As he said, McGregor doesn't see Nevada in his foreseeable future, and White didn't sound all that likely to fight him on it.

“Guess what? Conor McGregor doesn’t need Nevada,” White said. “He can fight anywhere. He can fight in Iowa. We can put his fight on an island off the coast of anywhere. This makes no sense for the state. It’s just terrible.”

It was clear from the video evidence submitted during McGregor's hearing – which included MMAWeekly.com's video coverage of McGregor and Diaz throwing bottles at each other across the crowded room – that the Irishman was responding to Diaz's initial salvo. Logically, that would lead to the likelihood that the commission would come down even harder on Diaz than it did on McGregor. But, of course, history hasn't always shown the commission to follow linear thinking on such matters. So Diaz's punishment is anyone's best guess.

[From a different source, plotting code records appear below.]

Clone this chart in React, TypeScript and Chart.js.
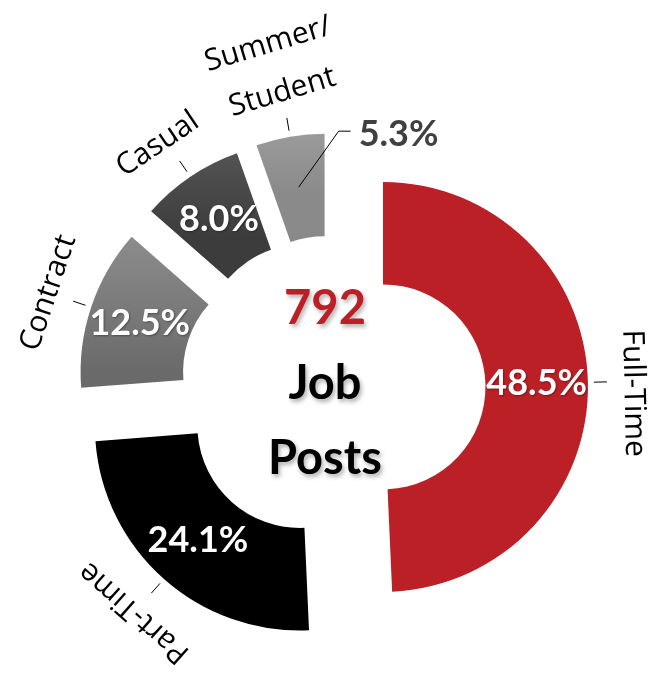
import { useEffect, useRef } from 'react';
import { Chart, registerables } from 'chart.js';

Chart.register(...registerables);

// ---- data ----
const categories = ['Full-Time', 'Part-Time', 'Contract', 'Casual', 'Summer/Student'];
const categoryLines = [['Full-Time'], ['Part-Time'], ['Contract'], ['Casual'], ['Summer/', 'Student']];
const shares = [48.5, 24.1, 12.5, 8.0, 5.3];
const totalPosts = '792';
const centerWords = ['Job', 'Posts'];

// ---- styles ----
const topColors = ['#BB2027', '#000000', '#909090', '#5E5E5E', '#A8A8A8'];
const bottomColors = ['#BB2027', '#000000', '#6A6A6A', '#3C3C3C', '#8A8A8A'];
const EXPLODE = 50;
const OUTER_R = 205;
const OUTSIDE_LABEL_INDEX = 4;
const ROTATION_ADJUST: Record<number, number> = { 4: -7 };
const LABEL_SHIFT: Record<number, number> = { 0: 12, 3: -9 };

function sliceFill(context: any) {
  const i = context.dataIndex;
  const chart = context.chart;
  const area = chart.chartArea;
  if (i === undefined || i === null) return '#888888';
  if (!area || topColors[i] === bottomColors[i]) return topColors[i];
  const cy = (area.top + area.bottom) / 2;
  const total = shares.reduce((a, b) => a + b, 0);
  let start = -Math.PI / 2;
  for (let k = 0; k < i; k++) start += (shares[k] / total) * 2 * Math.PI;
  const end = start + (shares[i] / total) * 2 * Math.PI;
  const mid = (start + end) / 2;
  const oy = cy + Math.sin(mid) * EXPLODE;
  let minY = Infinity;
  let maxY = -Infinity;
  for (let s = 0; s <= 30; s++) {
    const a = start + ((end - start) * s) / 30;
    for (const r of [OUTER_R * 0.5, OUTER_R]) {
      const y = oy + Math.sin(a) * r;
      if (y < minY) minY = y;
      if (y > maxY) maxY = y;
    }
  }
  const g = chart.ctx.createLinearGradient(0, minY, 0, maxY);
  g.addColorStop(0, topColors[i]);
  g.addColorStop(1, bottomColors[i]);
  return g;
}

const explodePlugin = {
  id: 'explodeDraw',
  beforeDatasetsDraw(chart: any) {
    const ctx = chart.ctx;
    const meta = chart.getDatasetMeta(0);
    meta.data.forEach((arc: any) => {
      const mid = (arc.startAngle + arc.endAngle) / 2;
      ctx.save();
      ctx.translate(Math.cos(mid) * EXPLODE, Math.sin(mid) * EXPLODE);
      arc.draw(ctx);
      ctx.restore();
    });
    return false;
  },
  afterDraw(chart: any) {
    const ctx = chart.ctx;
    const meta = chart.getDatasetMeta(0);
    const area = chart.chartArea;
    const cx = (area.left + area.right) / 2;
    const cy = (area.top + area.bottom) / 2;

    meta.data.forEach((arc: any, i: number) => {
      const mid = (arc.startAngle + arc.endAngle) / 2;
      const cos = Math.cos(mid);
      const sin = Math.sin(mid);
      const ox = arc.x + cos * EXPLODE;
      const oy = arc.y + sin * EXPLODE;
      const rMid = (arc.innerRadius + arc.outerRadius) / 2;
      const px = ox + cos * rMid;
      const py = oy + sin * rMid;
      const pct = shares[i].toFixed(1) + '%';

      // percentage label
      ctx.save();
      ctx.font = 'bold 36px Lato';
      if (i === OUTSIDE_LABEL_INDEX) {
        ctx.strokeStyle = '#000';
        ctx.lineWidth = 1;
        ctx.beginPath();
        ctx.moveTo(px, py);
        ctx.lineTo(px + 40, py - 56);
        ctx.lineTo(px + 52, py - 56);
        ctx.stroke();
        ctx.fillStyle = '#404040';
        ctx.textAlign = 'left';
        ctx.textBaseline = 'middle';
        ctx.fillText(pct, px + 60, py - 53);
      } else {
        ctx.fillStyle = '#FFFFFF';
        ctx.textAlign = 'center';
        ctx.textBaseline = 'middle';
        ctx.shadowColor = 'rgba(0,0,0,0.35)';
        ctx.shadowBlur = 2;
        ctx.shadowOffsetX = 1;
        ctx.shadowOffsetY = 1;
        ctx.fillText(pct, px, py);
      }
      ctx.restore();

      // tick mark
      const R = arc.outerRadius;
      ctx.save();
      ctx.strokeStyle = '#000';
      ctx.lineWidth = 1;
      ctx.beginPath();
      ctx.moveTo(ox + cos * (R + 6), oy + sin * (R + 6));
      ctx.lineTo(ox + cos * (R + 19), oy + sin * (R + 19));
      ctx.stroke();
      ctx.restore();

      // category label, rotated along the ring
      const lines = categoryLines[i];
      const lx = ox + cos * (R + 45);
      const ly = oy + sin * (R + 45);
      const rot = mid + Math.PI / 2 + ((ROTATION_ADJUST[i] || 0) * Math.PI) / 180;
      ctx.save();
      ctx.translate(lx, ly);
      ctx.rotate(rot);
      ctx.font = '30px "Open Sans"';
      ctx.fillStyle = '#000';
      ctx.textAlign = 'center';
      ctx.textBaseline = 'middle';
      const n = lines.length;
      const shift = LABEL_SHIFT[i] || 0;
      lines.forEach((line: string, k: number) => {
        ctx.fillText(line, shift, -(n - 1 - k) * 50);
      });
      ctx.restore();
    });

    // centre text
    ctx.save();
    ctx.textAlign = 'center';
    ctx.textBaseline = 'middle';
    ctx.shadowColor = 'rgba(0,0,0,0.3)';
    ctx.shadowBlur = 4;
    ctx.shadowOffsetX = 2;
    ctx.shadowOffsetY = 3;
    ctx.font = 'bold 47px Lato';
    const tx = cx - 8;
    const ty = cy - 4;
    ctx.fillStyle = '#BB2027';
    ctx.fillText(totalPosts, tx, ty - 75);
    ctx.fillStyle = '#000';
    ctx.fillText(centerWords[0], tx, ty);
    ctx.fillText(centerWords[1], tx, ty + 75);
    ctx.restore();
  },
};

export default function App() {
  const canvasRef = useRef<HTMLCanvasElement | null>(null);

  useEffect(() => {
    if (!canvasRef.current) return;
    const chart = new Chart(canvasRef.current, {
      type: 'doughnut',
      data: {
        labels: categories,
        datasets: [
          {
            data: shares,
            backgroundColor: sliceFill as any,
            borderWidth: 0,
          },
        ],
      },
      options: {
        animation: false,
        responsive: true,
        maintainAspectRatio: false,
        events: [],
        radius: OUTER_R,
        cutout: '50%',
        rotation: 0,
        layout: { padding: { left: 8, right: 0, top: 103, bottom: 0 } },
        plugins: {
          legend: { display: false },
          tooltip: { enabled: false },
        },
      },
      plugins: [explodePlugin],
    });
    return () => chart.destroy();
  }, []);

  return (
    <div style={{ position: 'absolute', left: 0, top: 0, width: 658, height: 673 }}>
      <canvas ref={canvasRef} />
    </div>
  );
}
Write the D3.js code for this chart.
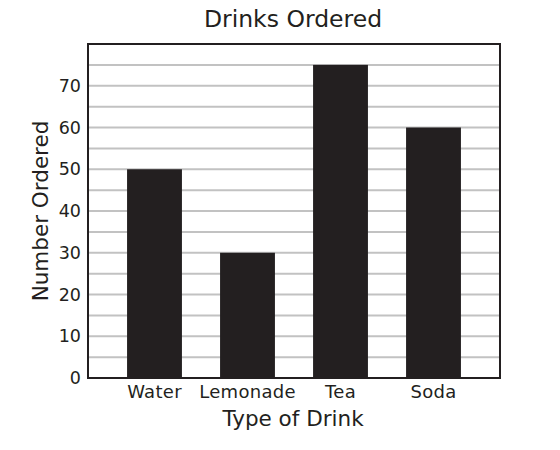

McGregor, however, isn't rooting for anything worse for his former opponent.

“I do not wish to see Nate get any more or any less than me,” McGregor said. “I don't want to see either of us have something like this happen. But we'll see. I don't know. If they went that way on me, I don't know what way they're going to go on him.”

The most important aspect of the hearing to McGregor and his team was that they wanted to make sure that he didn't come out of the hearing with a suspension, which would have derailed his UFC 205 headlining bout. The at least succeeded on that front.